A Christian who was disciplined by an NHS trust for inviting a Muslim colleague to church is appealing against the written warning she received.
Victoria Wasteney, a senior occupational therapist, was told that she had ‘bullied’ a Muslim colleague by praying with her.
She is being represented by the Christian Legal Centre, which accuses her employer of ‘marginalisation’.
Miss Wasteney had discussions about Christianity and Islam with a junior colleague, Enya Nawaz, and offered to pray with her when she became upset about health problems.
She also invited her to church and gave her a book called ‘I Dared to Call Him Father’, about a Muslim woman who converted to Christianity.

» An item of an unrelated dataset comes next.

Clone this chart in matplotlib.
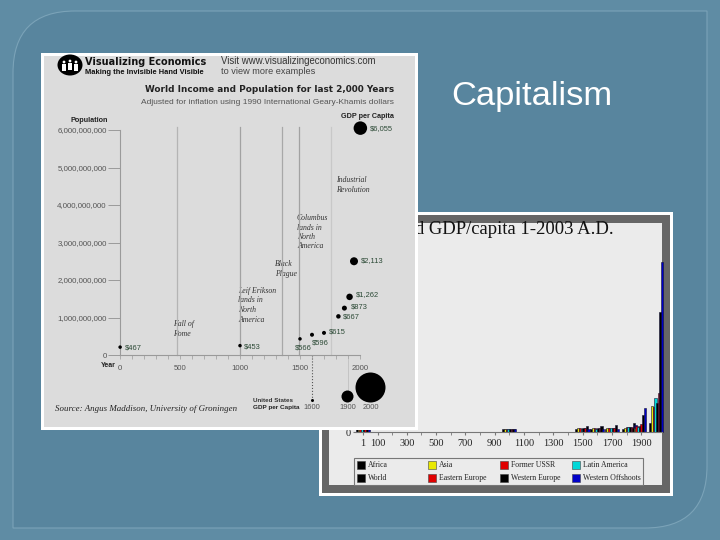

However, Miss Nawaz accused her of trying to convert her to Christianity and made a formal complaint. Miss Wasteney was suspended for nine months while the East London NHS Foundation Trust investigated.
Speaking to the Daily Mail in January, Miss Wasteney said: “I’m not anti-Muslim and I’m always very mindful to be sensitive to other people’s beliefs.”
She is taking her case to the Employment Appeals Tribunal where she will be represented by human rights barrister Paul Diamond, and supported by the Christian Legal Centre (CLC).
Chief Executive of the CLC Andrea Williams told The Sunday Times: “Where countries let go of a cohesive Christian world view you get chaos and marginalisation. We are letting go of what has given us our freedom.”
At the Employment Appeals Tribunal, Miss Wasteney’s lawyer will argue that the European Convention on Human Rights “enshrines the freedom to be able to speak about faith in the workplace and not be disciplined for it”.
Mrs Williams said: “The NHS is increasingly dominated by a suffocating liberal agenda that chooses to bend over backwards to accommodate certain beliefs but punishes the Christian.”